Extracted information.
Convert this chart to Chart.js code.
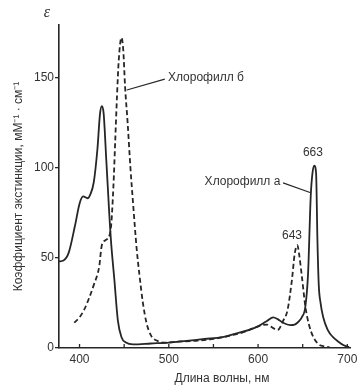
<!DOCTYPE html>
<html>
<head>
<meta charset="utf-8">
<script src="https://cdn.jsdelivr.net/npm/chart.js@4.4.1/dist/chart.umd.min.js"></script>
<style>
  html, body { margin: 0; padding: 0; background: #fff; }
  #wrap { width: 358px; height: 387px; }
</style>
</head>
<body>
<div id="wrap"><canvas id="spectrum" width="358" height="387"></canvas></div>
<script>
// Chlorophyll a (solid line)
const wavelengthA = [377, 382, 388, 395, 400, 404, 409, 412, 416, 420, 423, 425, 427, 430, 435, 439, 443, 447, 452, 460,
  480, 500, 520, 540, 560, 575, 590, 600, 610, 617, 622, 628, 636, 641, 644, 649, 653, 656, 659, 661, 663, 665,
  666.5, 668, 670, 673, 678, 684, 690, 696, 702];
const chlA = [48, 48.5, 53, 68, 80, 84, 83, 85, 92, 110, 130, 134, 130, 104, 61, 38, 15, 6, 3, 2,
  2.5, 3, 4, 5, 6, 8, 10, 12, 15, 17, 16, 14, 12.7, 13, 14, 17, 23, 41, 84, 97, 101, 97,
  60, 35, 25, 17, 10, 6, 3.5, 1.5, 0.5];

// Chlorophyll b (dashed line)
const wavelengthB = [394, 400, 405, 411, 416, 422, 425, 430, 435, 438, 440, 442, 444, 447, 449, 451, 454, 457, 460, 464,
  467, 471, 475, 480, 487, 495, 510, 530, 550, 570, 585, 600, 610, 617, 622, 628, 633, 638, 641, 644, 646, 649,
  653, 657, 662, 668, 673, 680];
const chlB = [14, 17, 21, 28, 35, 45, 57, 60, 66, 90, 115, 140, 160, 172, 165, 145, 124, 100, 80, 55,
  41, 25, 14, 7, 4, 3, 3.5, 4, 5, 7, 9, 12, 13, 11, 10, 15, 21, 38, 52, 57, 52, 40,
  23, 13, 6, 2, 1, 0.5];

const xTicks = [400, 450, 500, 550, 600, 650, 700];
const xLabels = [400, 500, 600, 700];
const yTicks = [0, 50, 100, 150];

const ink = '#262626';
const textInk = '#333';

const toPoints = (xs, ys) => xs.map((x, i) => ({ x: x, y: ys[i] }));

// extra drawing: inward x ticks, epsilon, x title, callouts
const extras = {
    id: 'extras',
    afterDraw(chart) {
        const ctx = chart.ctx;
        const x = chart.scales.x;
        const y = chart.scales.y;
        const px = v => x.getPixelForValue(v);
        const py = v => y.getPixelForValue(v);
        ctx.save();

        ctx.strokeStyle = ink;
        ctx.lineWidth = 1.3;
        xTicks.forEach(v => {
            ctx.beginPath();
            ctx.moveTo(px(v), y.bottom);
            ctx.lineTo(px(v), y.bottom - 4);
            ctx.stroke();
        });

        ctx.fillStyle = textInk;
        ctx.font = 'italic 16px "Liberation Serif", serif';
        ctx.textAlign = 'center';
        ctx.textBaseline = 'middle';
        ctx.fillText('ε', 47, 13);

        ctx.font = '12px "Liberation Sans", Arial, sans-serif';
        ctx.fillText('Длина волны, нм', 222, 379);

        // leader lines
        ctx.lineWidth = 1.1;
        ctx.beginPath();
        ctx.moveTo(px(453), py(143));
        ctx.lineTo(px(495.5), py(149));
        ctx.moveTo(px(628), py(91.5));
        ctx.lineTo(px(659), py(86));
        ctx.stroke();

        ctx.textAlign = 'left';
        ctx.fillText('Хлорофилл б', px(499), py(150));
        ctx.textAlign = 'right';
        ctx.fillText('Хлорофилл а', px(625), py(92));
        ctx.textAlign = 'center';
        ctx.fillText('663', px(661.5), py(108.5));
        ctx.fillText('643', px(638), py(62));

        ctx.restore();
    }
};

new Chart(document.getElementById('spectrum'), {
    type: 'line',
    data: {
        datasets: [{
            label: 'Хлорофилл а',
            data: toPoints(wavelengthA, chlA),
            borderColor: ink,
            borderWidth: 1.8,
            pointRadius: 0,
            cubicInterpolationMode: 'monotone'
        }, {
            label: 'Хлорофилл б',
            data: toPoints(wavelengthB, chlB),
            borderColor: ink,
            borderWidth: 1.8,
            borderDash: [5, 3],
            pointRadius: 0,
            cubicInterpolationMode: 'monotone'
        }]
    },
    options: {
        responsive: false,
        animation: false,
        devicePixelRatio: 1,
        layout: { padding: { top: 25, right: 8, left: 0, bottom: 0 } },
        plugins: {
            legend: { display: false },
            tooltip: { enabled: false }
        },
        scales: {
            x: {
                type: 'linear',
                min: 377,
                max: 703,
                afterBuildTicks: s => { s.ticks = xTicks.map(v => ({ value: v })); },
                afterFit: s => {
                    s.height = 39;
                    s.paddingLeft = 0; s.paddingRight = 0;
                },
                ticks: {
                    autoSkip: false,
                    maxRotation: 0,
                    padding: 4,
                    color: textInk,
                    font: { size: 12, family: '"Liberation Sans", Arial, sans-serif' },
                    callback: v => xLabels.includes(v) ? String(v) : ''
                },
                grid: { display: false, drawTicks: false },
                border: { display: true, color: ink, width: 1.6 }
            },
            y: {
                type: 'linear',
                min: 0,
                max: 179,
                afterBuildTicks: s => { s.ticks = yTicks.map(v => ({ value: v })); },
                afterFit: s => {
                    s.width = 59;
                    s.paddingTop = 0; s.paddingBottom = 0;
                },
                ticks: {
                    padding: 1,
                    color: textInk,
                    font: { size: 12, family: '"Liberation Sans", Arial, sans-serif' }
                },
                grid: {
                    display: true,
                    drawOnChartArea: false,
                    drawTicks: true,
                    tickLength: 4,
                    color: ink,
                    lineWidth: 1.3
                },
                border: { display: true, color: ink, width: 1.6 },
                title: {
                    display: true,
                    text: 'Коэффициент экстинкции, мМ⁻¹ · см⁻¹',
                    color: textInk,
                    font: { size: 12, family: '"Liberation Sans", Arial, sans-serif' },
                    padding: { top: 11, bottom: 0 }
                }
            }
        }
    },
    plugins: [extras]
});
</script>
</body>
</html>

...

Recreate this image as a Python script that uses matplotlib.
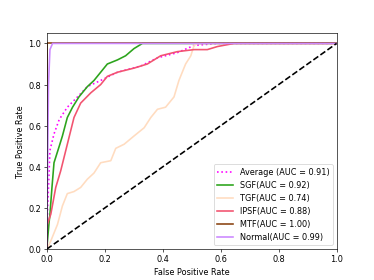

Goal of the exercise. Leaving out all pictures, set down exactly the lines of the material above, from the line with "Convert this chart to Chart.js code." to the line with "60, 35, 25, 17, 10, 6, 3.5, 1.5, 0.5];" inclusive, and no others.

Task result.
Convert this chart to Chart.js code.
<!DOCTYPE html>
<html>
<head>
<meta charset="utf-8">
<script src="https://cdn.jsdelivr.net/npm/chart.js@4.4.1/dist/chart.umd.min.js"></script>
<style>
  html, body { margin: 0; padding: 0; background: #fff; }
  #wrap { width: 358px; height: 387px; }
</style>
</head>
<body>
<div id="wrap"><canvas id="spectrum" width="358" height="387"></canvas></div>
<script>
// Chlorophyll a (solid line)
const wavelengthA = [377, 382, 388, 395, 400, 404, 409, 412, 416, 420, 423, 425, 427, 430, 435, 439, 443, 447, 452, 460,
  480, 500, 520, 540, 560, 575, 590, 600, 610, 617, 622, 628, 636, 641, 644, 649, 653, 656, 659, 661, 663, 665,
  666.5, 668, 670, 673, 678, 684, 690, 696, 702];
const chlA = [48, 48.5, 53, 68, 80, 84, 83, 85, 92, 110, 130, 134, 130, 104, 61, 38, 15, 6, 3, 2,
  2.5, 3, 4, 5, 6, 8, 10, 12, 15, 17, 16, 14, 12.7, 13, 14, 17, 23, 41, 84, 97, 101, 97,
  60, 35, 25, 17, 10, 6, 3.5, 1.5, 0.5];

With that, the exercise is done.